De nombreux experts pensent que la fin de la période d’une forte croissance africaine tirée par la Chine a été marquée par la chute des cours des matières premières et le ralentissement de l’économie chinoise.
Nous devons tirer des leçons de ce qui se passe. Sans la transformation structurelle, par le biais de l’industrialisation, il sera difficile à l’Afrique de maintenir sa croissance et de créer des emplois sur la base des seules matières premières.
Et, au-delà de l’industrialisation, nous devons diversifier notre base économique en nous appuyant sur des facteurs plus stables : la croissance démographique, l’augmentation de la population jeune, une classe moyenne émergente, l’urbanisation rapide, le développement des infrastructures, ainsi que l’expansion du commerce intra-africain.
Tout ce qui précède exige une agriculture moderne, des services concurrentiels à l’échelle mondiale, l’expansion de notre base manufacturière et de nos capacités de production dans tous les secteurs, des investissements dans notre capital humain, ainsi que des institutions fortes.
« État développementiste »
Les institutions sont la clé du changement qui permettrait de créer une Afrique solidaire, résiliente, compétitive et transformée. Par institution, je ne parle pas des seules structures organisationnelles, mais aussi des règles formelles (constitutions, lois, droits de propriété) et des normes informelles (coutumes, croyances, pratiques et codes de conduite) qui régissent les interactions politiques, sociales et économiques, façonnent les comportements, structurent l’élaboration et les décisions.

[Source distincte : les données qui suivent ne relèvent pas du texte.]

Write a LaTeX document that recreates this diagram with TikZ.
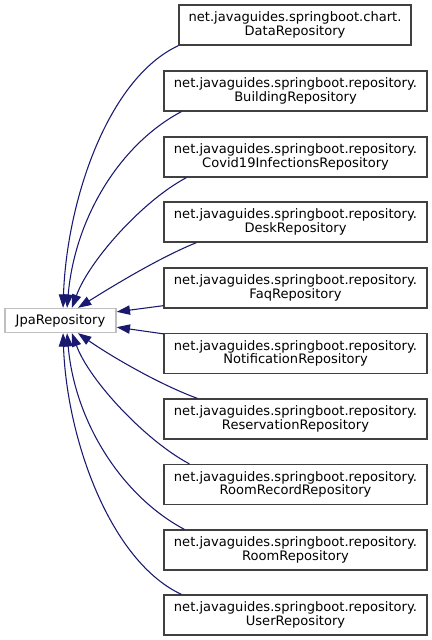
\documentclass[tikz,border=0pt]{standalone}
\usepackage{fontspec}
\setmainfont{DejaVu Sans}
\usetikzlibrary{arrows.meta}
\definecolor{edgeblue}{HTML}{191970}
\definecolor{basegrey}{HTML}{BFBFBF}
\definecolor{boxgrey}{HTML}{404040}

\begin{document}
\begin{tikzpicture}[x=0.75pt, y=0.75pt,
    every node/.style={font=\fontsize{9.8}{10}\selectfont, align=center, inner sep=0pt},
    repo/.style={draw=boxgrey, fill=white, line width=1pt, minimum width=197.25pt, minimum height=30pt},
    base/.style={draw=basegrey, fill=white, line width=1pt, minimum width=83.25pt, minimum height=18pt},
    inherit/.style={edgeblue, line width=0.8pt, -{Triangle[length=10pt, width=7pt]}}]
  \fill[white] (0,0) rectangle (432,-640);
  \useasboundingbox (0,0) rectangle (432,-640);

  % base class
  \node[base] (jpa) at (60.5,-320.5) {JpaRepository};

  % derived repositories
  \node[repo, minimum width=174pt] (data) at (295,-25) {net.javaguides.springboot.chart.\\DataRepository};
  \node[repo] (building) at (295.5,-91) {net.javaguides.springboot.repository.\\BuildingRepository};
  \node[repo] (covid) at (295.5,-157) {net.javaguides.springboot.repository.\\Covid19InfectionsRepository};
  \node[repo] (desk) at (295.5,-222) {net.javaguides.springboot.repository.\\DeskRepository};
  \node[repo] (faq) at (295.5,-288) {net.javaguides.springboot.repository.\\FaqRepository};
  \node[repo] (notification) at (295.5,-353.5) {net.javaguides.springboot.repository.\\NotificationRepository};
  \node[repo] (reservation) at (295.5,-419) {net.javaguides.springboot.repository.\\ReservationRepository};
  \node[repo] (roomrecord) at (295.5,-484.5) {net.javaguides.springboot.repository.\\RoomRecordRepository};
  \node[repo] (room) at (295.5,-550) {net.javaguides.springboot.repository.\\RoomRepository};
  \node[repo] (user) at (295.5,-615) {net.javaguides.springboot.repository.\\UserRepository};

  % inheritance edges, upper half
  \draw[inherit] (data.south west) .. controls +(205:78) and +(88:107) .. ([xshift=1.9pt]jpa.north);
  \draw[inherit] ([xshift=13.5pt]building.south west) .. controls +(208:70) and +(85:90) .. ([xshift=4.9pt]jpa.north);
  \draw[inherit] ([xshift=17.25pt]covid.south west) .. controls +(208:50) and +(70:50) .. ([xshift=8.6pt]jpa.north);
  \draw[inherit] ([xshift=24.75pt]desk.south west) .. controls +(202:40) and +(32:40) .. ([xshift=13.1pt]jpa.north);
  \draw[inherit] ([yshift=2.25pt]faq.south west) -- ([yshift=6.5pt]jpa.east);

  % inheritance edges, lower half
  \draw[inherit] ([yshift=-0.75pt]notification.north west) -- ([yshift=-5pt]jpa.east);
  \draw[inherit] ([xshift=25.5pt]reservation.north west) .. controls +(160:40) and +(-35:40) .. ([xshift=13.1pt]jpa.south);
  \draw[inherit] ([xshift=19.5pt]roomrecord.north west) .. controls +(152:50) and +(-70:50) .. ([xshift=8.6pt]jpa.south);
  \draw[inherit] ([xshift=15.75pt]room.north west) .. controls +(152:70) and +(-85:90) .. ([xshift=4.9pt]jpa.south);
  \draw[inherit] ([xshift=13.5pt]user.north west) .. controls +(155:78) and +(-88:107) .. ([xshift=1.9pt]jpa.south);
\end{tikzpicture}
\end{document}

Au sein de la Commission économique des Nations unies pour l’Afrique (CEA), nous plaidons pour un « État développementiste ». Nous recommandons le retour à la planification, mais avec un gouvernement centré sur une société capable d’élaborer un plan de développement et de l’appliquer.
Les chercheurs ont depuis longtemps souligné que le climat tropical, l’enclavement, les risques environnementaux ou l’histoire du colonialisme entravent le développement durable du continent. Mais ces freins ont été surmontés dans de nombreux pays africains. Par exemple, malgré l’enclavement, l’Éthiopie et le Rwanda, disposant par ailleurs de peu de ressources naturelles, connaissent une croissance économique soutenue depuis plus de dix ans. Le secteur manufacturier, la consommation et les services, le développement des infrastructures et l’urbanisation rapide en sont les principaux moteurs.
L’Afrique a besoin d’une croissance inclusive qui profite à toutes les populations
Il reste toutefois de sérieux défis à relever. Une partie non négligeable de la population vit encore dans la pauvreté, en particulier en zone rurale et à la périphérie des centres urbains. Dans de nombreux pays du continent, les inégalités de revenus entraînent une détérioration de la cohésion sociale et parfois des conflits et de la violence.
Exploiter le potentiel de la jeunesse
L’Afrique a besoin d’une croissance inclusive qui profite à toutes les populations, qui lutte contre l’exclusion et offre à tous la possibilité d’une ascension sociale. Le changement que nous visons ne saurait être atteint par les gouvernements seuls, ni par les multinationales. Transformer nos sociétés exigera des visions largement partagées, où les voix de tous seront prises en compte. Il sera indispensable d’exploiter le potentiel de nos citoyens, et de donner des perspectives aux jeunes générations.
Nous devons également renforcer la cohésion politique et la coordination interministérielle.
Il est impérieux de reconnaître la nécessité d’une appropriation à la fois personnelle et collective ainsi que d’une prise de décision concertée. Il faut donc créer un espace politique de pensée transformatrice et des plateformes pour une participation efficace et créative des multiples parties prenantes dans la prise de décisions et la mise en œuvre des politiques. Nous devons également renforcer la cohésion politique et la coordination interministérielle.
Il n’existe pas suffisamment d’études de cas et d’expériences comparatives sur la transformation structurelle. Certains universitaires soutiennent qu’avec la mondialisation les succès enregistrés par les pays d’Asie de l’Est dans les années 1970 et 1980 ne sont pas pertinents pour les pays africains en développement. L’examen approfondi, par la CEA, des expériences nationales et sectorielles aboutit à des pistes, mais il n’existe pas de modèle universel. Chaque pays devra concevoir sa propre voie. À la CEA, nous voulons pousser à approfondir ce débat crucial sur la nécessaire transformation structurelle du continent.